» **Data extract**
● ● ● ● ●

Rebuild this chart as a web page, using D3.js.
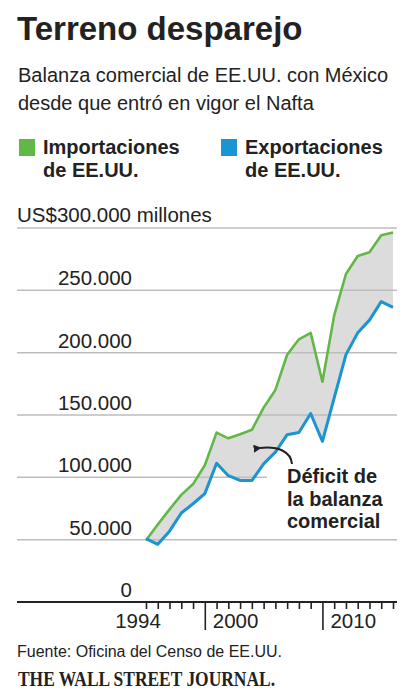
<!DOCTYPE html>
<html>
<head>
<meta charset="utf-8">
<script src="https://cdn.jsdelivr.net/npm/d3@7/dist/d3.min.js"></script>
<style>
  html, body { margin: 0; padding: 0; background: #fff; }
  svg { display: block; }
  text { font-family: "Liberation Sans", Arial, sans-serif; fill: #222; }
</style>
</head>
<body>
<svg id="chart" width="420" height="700"></svg>
<script>
// ---- Data (US$ millions) ----
const years = [1994,1995,1996,1997,1998,1999,2000,2001,2002,2003,2004,
               2005,2006,2007,2008,2009,2010,2011,2012,2013,2014,2015];
const imports = [49500,62100,74300,85900,94600,109700,135900,131300,134600,138100,155900,
                 170100,198300,210700,215900,176700,229900,263100,277600,280500,294200,296400];
const exportsUS = [50800,46300,56800,71400,78800,86900,111300,101300,97500,97400,110800,
                   120200,134200,136000,151200,128900,163700,198400,215900,226100,241000,236400];
const yTicks = [0,50000,100000,150000,200000,250000];
const yTickLabels = ["0","50.000","100.000","150.000","200.000","250.000"];
const topTick = 300000;
const topTickLabel = "US$300.000 millones";
const decadeTicks = [1999, 2009];
const xLabels = [{year:1994, text:"1994"},{year:1999, text:"2000"},{year:2009, text:"2010"}];

const svg = d3.select("#chart");
const green = "#62b847", blue = "#1b94d2", fillGray = "#dcdcdc", gridGray = "#bdbdbd";

const x = d3.scaleLinear().domain([1994, 2015]).range([146, 393]);
const y = d3.scaleLinear().domain([0, 300000]).range([602, 228]);

// ---- Title / subtitle ----
svg.append("text").attr("x", 17).attr("y", 40)
  .style("font-size", "33px").style("font-weight", "bold").text("Terreno desparejo");
svg.append("text").attr("x", 18).attr("y", 82).style("font-size", "20px")
  .text("Balanza comercial de EE.UU. con México");
svg.append("text").attr("x", 18).attr("y", 110).style("font-size", "20px")
  .text("desde que entró en vigor el Nafta");

// ---- Legend ----
const legend = [
  {color: green, lines: ["Importaciones", "de EE.UU."], x: 19},
  {color: blue, lines: ["Exportaciones", "de EE.UU."], x: 221}
];
legend.forEach(l => {
  svg.append("rect").attr("x", l.x).attr("y", 139).attr("width", 16).attr("height", 17).attr("fill", l.color);
  l.lines.forEach((t, i) => {
    svg.append("text").attr("x", l.x + 24).attr("y", 154 + i * 23)
      .style("font-size", "20px").style("font-weight", "bold").text(t);
  });
});

// ---- Area between series ----
const data = years.map((yr, i) => ({yr, imp: imports[i], exp: exportsUS[i]}));
svg.append("path").datum(data)
  .attr("fill", fillGray)
  .attr("d", d3.area().x(d => x(d.yr)).y0(d => y(d.exp)).y1(d => y(d.imp)));

// ---- Gridlines ----
const grid = yTicks.slice(1).concat([topTick]);
svg.append("g").selectAll("line").data(grid).join("line")
  .attr("x1", 17).attr("x2", 397)
  .attr("y1", d => y(d)).attr("y2", d => y(d))
  .attr("stroke", gridGray).attr("stroke-width", 1.5);

// white box behind annotation
svg.append("rect").attr("x", 267).attr("y", 467).attr("width", 133).attr("height", 66).attr("fill", "#fff");

// ---- Y labels ----
svg.append("g").selectAll("text").data(yTicks).join("text")
  .attr("x", 132).attr("y", d => y(d) - 5)
  .attr("text-anchor", "end").style("font-size", "20.5px")
  .text((d, i) => yTickLabels[i]);
svg.append("text").attr("x", 17).attr("y", y(topTick) - 6)
  .style("font-size", "20.5px").text(topTickLabel);

// ---- Lines ----
svg.append("path").datum(data).attr("fill", "none").attr("stroke", green)
  .attr("stroke-width", 2.6).attr("stroke-linejoin", "round")
  .attr("d", d3.line().x(d => x(d.yr)).y(d => y(d.imp)));
svg.append("path").datum(data).attr("fill", "none").attr("stroke", blue)
  .attr("stroke-width", 3).attr("stroke-linejoin", "round")
  .attr("d", d3.line().x(d => x(d.yr)).y(d => y(d.exp)));

// ---- X axis ----
svg.append("line").attr("x1", 17).attr("x2", 397).attr("y1", y(0)).attr("y2", y(0))
  .attr("stroke", "#222").attr("stroke-width", 2);
const xAxis = d3.axisBottom(x).tickValues(years).tickSize(7).tickFormat("");
const gx = svg.append("g").attr("transform", `translate(0,${y(0)})`).call(xAxis);
gx.select(".domain").remove();
gx.selectAll(".tick line").attr("stroke", "#222").attr("stroke-width", 1.6)
  .attr("y2", d => decadeTicks.includes(d) ? 28 : 7);
xLabels.forEach(l => {
  const isDecade = decadeTicks.includes(l.year);
  svg.append("text")
    .attr("x", isDecade ? x(l.year) + 8 : x(l.year) - 8)
    .attr("y", 628)
    .attr("text-anchor", isDecade ? "start" : "middle")
    .style("font-size", "20.5px").text(l.text);
});

// ---- Annotation ----
svg.append("defs").append("marker").attr("id", "arr")
  .attr("viewBox", "0 0 10 10").attr("refX", 2).attr("refY", 5)
  .attr("markerWidth", 4).attr("markerHeight", 4).attr("orient", "auto")
  .append("path").attr("d", "M10,0 L0,5 L10,10 Z").attr("fill", "#222");
svg.append("path").attr("d", "M292,464 C291,452 279,446 260,448")
  .attr("fill", "none").attr("stroke", "#222").attr("stroke-width", 2)
  .attr("marker-end", "url(#arr)");
["Déficit de", "la balanza", "comercial"].forEach((t, i) => {
  svg.append("text").attr("x", 287).attr("y", 483 + i * 22.5)
    .style("font-size", "20px").style("font-weight", "bold").text(t);
});

// ---- Footer ----
svg.append("text").attr("x", 17).attr("y", 657).style("font-size", "16px")
  .text("Fuente: Oficina del Censo de EE.UU.");
svg.append("text").attr("x", 18).attr("y", 686)
  .attr("textLength", 257).attr("lengthAdjust", "spacingAndGlyphs")
  .style("font-family", "'Liberation Serif', 'Times New Roman', serif")
  .style("font-weight", "bold")
  .style("font-size", "20px").text("THE WALL STREET JOURNAL.");
</script>
</body>
</html>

● ● ● ● ●

Set every line down exactly as written, leaving each picture out.

» **Expected answer**
Rebuild this chart as a web page, using D3.js.
<!DOCTYPE html>
<html>
<head>
<meta charset="utf-8">
<script src="https://cdn.jsdelivr.net/npm/d3@7/dist/d3.min.js"></script>
<style>
  html, body { margin: 0; padding: 0; background: #fff; }
  svg { display: block; }
  text { font-family: "Liberation Sans", Arial, sans-serif; fill: #222; }
</style>
</head>
<body>
<svg id="chart" width="420" height="700"></svg>
<script>
// ---- Data (US$ millions) ----
const years = [1994,1995,1996,1997,1998,1999,2000,2001,2002,2003,2004,
               2005,2006,2007,2008,2009,2010,2011,2012,2013,2014,2015];
const imports = [49500,62100,74300,85900,94600,109700,135900,131300,134600,138100,155900,
                 170100,198300,210700,215900,176700,229900,263100,277600,280500,294200,296400];
const exportsUS = [50800,46300,56800,71400,78800,86900,111300,101300,97500,97400,110800,
                   120200,134200,136000,151200,128900,163700,198400,215900,226100,241000,236400];
const yTicks = [0,50000,100000,150000,200000,250000];
const yTickLabels = ["0","50.000","100.000","150.000","200.000","250.000"];
const topTick = 300000;
const topTickLabel = "US$300.000 millones";
const decadeTicks = [1999, 2009];
const xLabels = [{year:1994, text:"1994"},{year:1999, text:"2000"},{year:2009, text:"2010"}];

const svg = d3.select("#chart");
const green = "#62b847", blue = "#1b94d2", fillGray = "#dcdcdc", gridGray = "#bdbdbd";

const x = d3.scaleLinear().domain([1994, 2015]).range([146, 393]);
const y = d3.scaleLinear().domain([0, 300000]).range([602, 228]);

// ---- Title / subtitle ----
svg.append("text").attr("x", 17).attr("y", 40)
  .style("font-size", "33px").style("font-weight", "bold").text("Terreno desparejo");
svg.append("text").attr("x", 18).attr("y", 82).style("font-size", "20px")
  .text("Balanza comercial de EE.UU. con México");
svg.append("text").attr("x", 18).attr("y", 110).style("font-size", "20px")
  .text("desde que entró en vigor el Nafta");

// ---- Legend ----
const legend = [
  {color: green, lines: ["Importaciones", "de EE.UU."], x: 19},
  {color: blue, lines: ["Exportaciones", "de EE.UU."], x: 221}
];
legend.forEach(l => {
  svg.append("rect").attr("x", l.x).attr("y", 139).attr("width", 16).attr("height", 17).attr("fill", l.color);
  l.lines.forEach((t, i) => {
    svg.append("text").attr("x", l.x + 24).attr("y", 154 + i * 23)
      .style("font-size", "20px").style("font-weight", "bold").text(t);
  });
});

// ---- Area between series ----
const data = years.map((yr, i) => ({yr, imp: imports[i], exp: exportsUS[i]}));
svg.append("path").datum(data)
  .attr("fill", fillGray)
  .attr("d", d3.area().x(d => x(d.yr)).y0(d => y(d.exp)).y1(d => y(d.imp)));

// ---- Gridlines ----
const grid = yTicks.slice(1).concat([topTick]);
svg.append("g").selectAll("line").data(grid).join("line")
  .attr("x1", 17).attr("x2", 397)
  .attr("y1", d => y(d)).attr("y2", d => y(d))
  .attr("stroke", gridGray).attr("stroke-width", 1.5);

// white box behind annotation
svg.append("rect").attr("x", 267).attr("y", 467).attr("width", 133).attr("height", 66).attr("fill", "#fff");

// ---- Y labels ----
svg.append("g").selectAll("text").data(yTicks).join("text")
  .attr("x", 132).attr("y", d => y(d) - 5)
  .attr("text-anchor", "end").style("font-size", "20.5px")
  .text((d, i) => yTickLabels[i]);
svg.append("text").attr("x", 17).attr("y", y(topTick) - 6)
  .style("font-size", "20.5px").text(topTickLabel);

// ---- Lines ----
svg.append("path").datum(data).attr("fill", "none").attr("stroke", green)
  .attr("stroke-width", 2.6).attr("stroke-linejoin", "round")
  .attr("d", d3.line().x(d => x(d.yr)).y(d => y(d.imp)));
svg.append("path").datum(data).attr("fill", "none").attr("stroke", blue)
  .attr("stroke-width", 3).attr("stroke-linejoin", "round")
  .attr("d", d3.line().x(d => x(d.yr)).y(d => y(d.exp)));

// ---- X axis ----
svg.append("line").attr("x1", 17).attr("x2", 397).attr("y1", y(0)).attr("y2", y(0))
  .attr("stroke", "#222").attr("stroke-width", 2);
const xAxis = d3.axisBottom(x).tickValues(years).tickSize(7).tickFormat("");
const gx = svg.append("g").attr("transform", `translate(0,${y(0)})`).call(xAxis);
gx.select(".domain").remove();
gx.selectAll(".tick line").attr("stroke", "#222").attr("stroke-width", 1.6)
  .attr("y2", d => decadeTicks.includes(d) ? 28 : 7);
xLabels.forEach(l => {
  const isDecade = decadeTicks.includes(l.year);
  svg.append("text")
    .attr("x", isDecade ? x(l.year) + 8 : x(l.year) - 8)
    .attr("y", 628)
    .attr("text-anchor", isDecade ? "start" : "middle")
    .style("font-size", "20.5px").text(l.text);
});

// ---- Annotation ----
svg.append("defs").append("marker").attr("id", "arr")
  .attr("viewBox", "0 0 10 10").attr("refX", 2).attr("refY", 5)
  .attr("markerWidth", 4).attr("markerHeight", 4).attr("orient", "auto")
  .append("path").attr("d", "M10,0 L0,5 L10,10 Z").attr("fill", "#222");
svg.append("path").attr("d", "M292,464 C291,452 279,446 260,448")
  .attr("fill", "none").attr("stroke", "#222").attr("stroke-width", 2)
  .attr("marker-end", "url(#arr)");
["Déficit de", "la balanza", "comercial"].forEach((t, i) => {
  svg.append("text").attr("x", 287).attr("y", 483 + i * 22.5)
    .style("font-size", "20px").style("font-weight", "bold").text(t);
});

// ---- Footer ----
svg.append("text").attr("x", 17).attr("y", 657).style("font-size", "16px")
  .text("Fuente: Oficina del Censo de EE.UU.");
svg.append("text").attr("x", 18).attr("y", 686)
  .attr("textLength", 257).attr("lengthAdjust", "spacingAndGlyphs")
  .style("font-family", "'Liberation Serif', 'Times New Roman', serif")
  .style("font-weight", "bold")
  .style("font-size", "20px").text("THE WALL STREET JOURNAL.");
</script>
</body>
</html>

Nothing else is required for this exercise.